“I miss my home, my village, my friends, but my parents say that we can’t ever go back,” 13-year-old Fidam, who had to leave his home in Churachandpur district during the violence in Manipur, told the Indian Express.
“I don’t even have their phone numbers,” Fidam laments, speaking to the publication.
While the violence has hit the academics for Manipur students, the displaced children have also suffered emotionally due to the unrest in the state. Teaching staff in the state have an added responsibility of finding solutions to these problems.
On the academic side, progress has been slow even though a huge majority of displaced children have been enrolled in schools near their relief camps.
As per the report, of the 15,207 children who have been left homeless due to the conflict, 14,301 have been enrolled since the schools began functioning in the state from around a month ago.
14-year-old Malenganbi,whose family was displaced from Motbung village in Kangpokpi, told the publication that she has started forgetting English.
“Since we left, everybody has been talking only in Manipuri. I feel like I’ve started forgetting how to speak in English,” she said.
To tackle such learning problems, the education department in the state has prepared two plans to help these children sail through the academic year, as per the report.

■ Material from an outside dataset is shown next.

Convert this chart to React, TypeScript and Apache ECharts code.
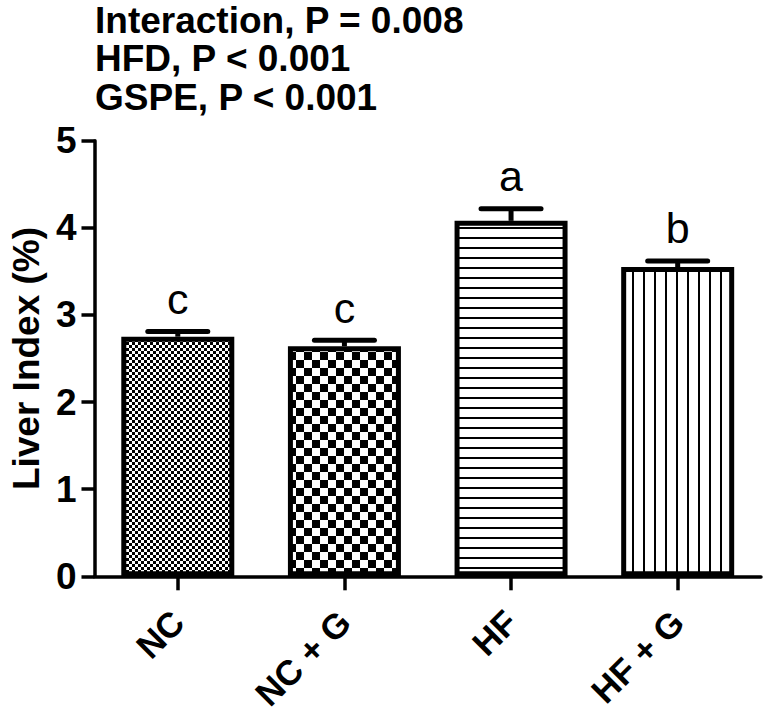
import React, { useEffect, useRef } from "react";
import * as echarts from "echarts";

const categories = ["NC", "NC + G", "HF", "HF + G"];
const means = [2.75, 2.64, 4.08, 3.55];
const sems = [0.06, 0.07, 0.14, 0.07];
const letters = ["c", "c", "a", "b"];
const titleLines = ["Interaction, P = 0.008", "HFD, P < 0.001", "GSPE, P < 0.001"];
const yAxisName = "Liver Index (%)";

const FONT = '"Liberation Sans", Arial, Helvetica, sans-serif';

function svgPattern(w: number, h: number, inner: string) {
  const svg = `<svg xmlns="http://www.w3.org/2000/svg" width="${w}" height="${h}" shape-rendering="crispEdges"><rect width="${w}" height="${h}" fill="#fff"/>${inner}</svg>`;
  return {
    image: "data:image/svg+xml;charset=utf-8," + encodeURIComponent(svg),
    repeat: "repeat",
    imageWidth: w,
    imageHeight: h,
  };
}

const patterns = [
  svgPattern(6, 6, '<rect x="0" y="0" width="3" height="3" fill="#000"/><rect x="3" y="3" width="3" height="3" fill="#000"/>'),
  svgPattern(16, 16, '<rect x="0" y="0" width="8" height="8" fill="#000"/><rect x="8" y="8" width="8" height="8" fill="#000"/>'),
  svgPattern(10, 10, '<rect x="0" y="7" width="10" height="2" fill="#000"/>'),
  svgPattern(11, 11, '<rect x="5" y="0" width="2" height="11" fill="#000"/>'),
];

export default function App() {
  const ref = useRef<HTMLDivElement>(null);

  useEffect(() => {
    document.body.style.margin = "0";
    const chart = echarts.init(ref.current!, null, { renderer: "svg" });
    const option: any = {
      animation: false,
      backgroundColor: "#fff",
      textStyle: { fontFamily: FONT, color: "#000" },
      grid: { left: 93, right: 4, top: 140.7, bottom: 133.3 },
      graphic: titleLines.map((t, i) => ({
        type: "text",
        x: 95,
        y: 20 + i * 38.5,
        style: {
          text: t,
          fontFamily: FONT,
          fontSize: 37,
          fontWeight: "bold",
          fill: "#000",
          textVerticalAlign: "middle",
        },
      })),
      xAxis: {
        type: "category",
        data: categories,
        axisLine: { show: true, lineStyle: { color: "#000", width: 3.5 } },
        axisTick: { show: true, alignWithLabel: true, length: 14, lineStyle: { color: "#000", width: 3.5 } },
        axisLabel: {
          interval: 0,
          rotate: 45,
          margin: 40,
          fontSize: 35,
          fontWeight: "bold",
          fontFamily: FONT,
          color: "#000",
        },
        splitLine: { show: false },
      },
      yAxis: {
        type: "value",
        min: 0,
        max: 5,
        interval: 1,
        name: yAxisName,
        nameLocation: "middle",
        nameGap: 46,
        nameTextStyle: { fontSize: 37, fontWeight: "bold", fontFamily: FONT, color: "#000" },
        axisLine: { show: true, lineStyle: { color: "#000", width: 3.5 } },
        axisTick: { show: true, length: 13, lineStyle: { color: "#000", width: 3.5 } },
        axisLabel: { margin: 18, fontSize: 37, fontWeight: "bold", fontFamily: FONT, color: "#000" },
        splitLine: { show: false },
      },
      series: [
        {
          type: "bar",
          barWidth: 113,
          data: means.map((v, i) => ({
            value: v,
            itemStyle: { color: patterns[i], borderColor: "#000", borderWidth: 5 },
          })),
          z: 2,
        },
        {
          type: "custom",
          z: 5,
          data: categories.map((c, i) => [i, means[i], sems[i]]),
          encode: { x: 0, y: 1 },
          renderItem: (params: any, api: any) => {
            const idx = api.value(0);
            const m = api.value(1);
            const s = api.value(2);
            const base = api.coord([idx, m]);
            const top = api.coord([idx, m + s]);
            const x = base[0];
            return {
              type: "group",
              children: [
                {
                  type: "line",
                  shape: { x1: x, y1: base[1], x2: x, y2: top[1] },
                  style: { stroke: "#000", lineWidth: 5 },
                },
                {
                  type: "line",
                  shape: { x1: x - 30, y1: top[1], x2: x + 30, y2: top[1] },
                  style: { stroke: "#000", lineWidth: 5, lineCap: "round" },
                },
                {
                  type: "text",
                  x: x,
                  y: top[1] - 11,
                  style: {
                    text: letters[params.dataIndex],
                    fontFamily: FONT,
                    fontSize: 43,
                    fill: "#000",
                    textAlign: "center",
                    textVerticalAlign: "bottom",
                  },
                },
              ],
            };
          },
        },
      ],
    };
    chart.setOption(option);
    return () => chart.dispose();
  }, []);

  return (
    <div
      ref={ref}
      style={{ position: "fixed", left: 0, top: 0, width: 765, height: 714 }}
    />
  );
}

Manipur School Education Director L Nandakumar Singh told the Indian Express that Plan A involves eating into the winter holidays to offset the learning loss. In case the schools continue to be irregular, then the syllabus will be reduced by 30 per cent to keep focus on the core concepts as part of Plan B, Singh said.
Schools in Manipur reopened on July 5, about two months after the ethnic conflict began in the state. The state education department, at the time of opening of school, said that Manipur has 4,617 schools but classes in nearly 100 of them could not be resumed as the displaced people have been provided shelters there. Most of these schools were in Churachandpur district which saw the beginning of the violence.
Since then, according to the Indian Express report quoted above, some schools have started functioning while most of them do not witness classes due to various reasons.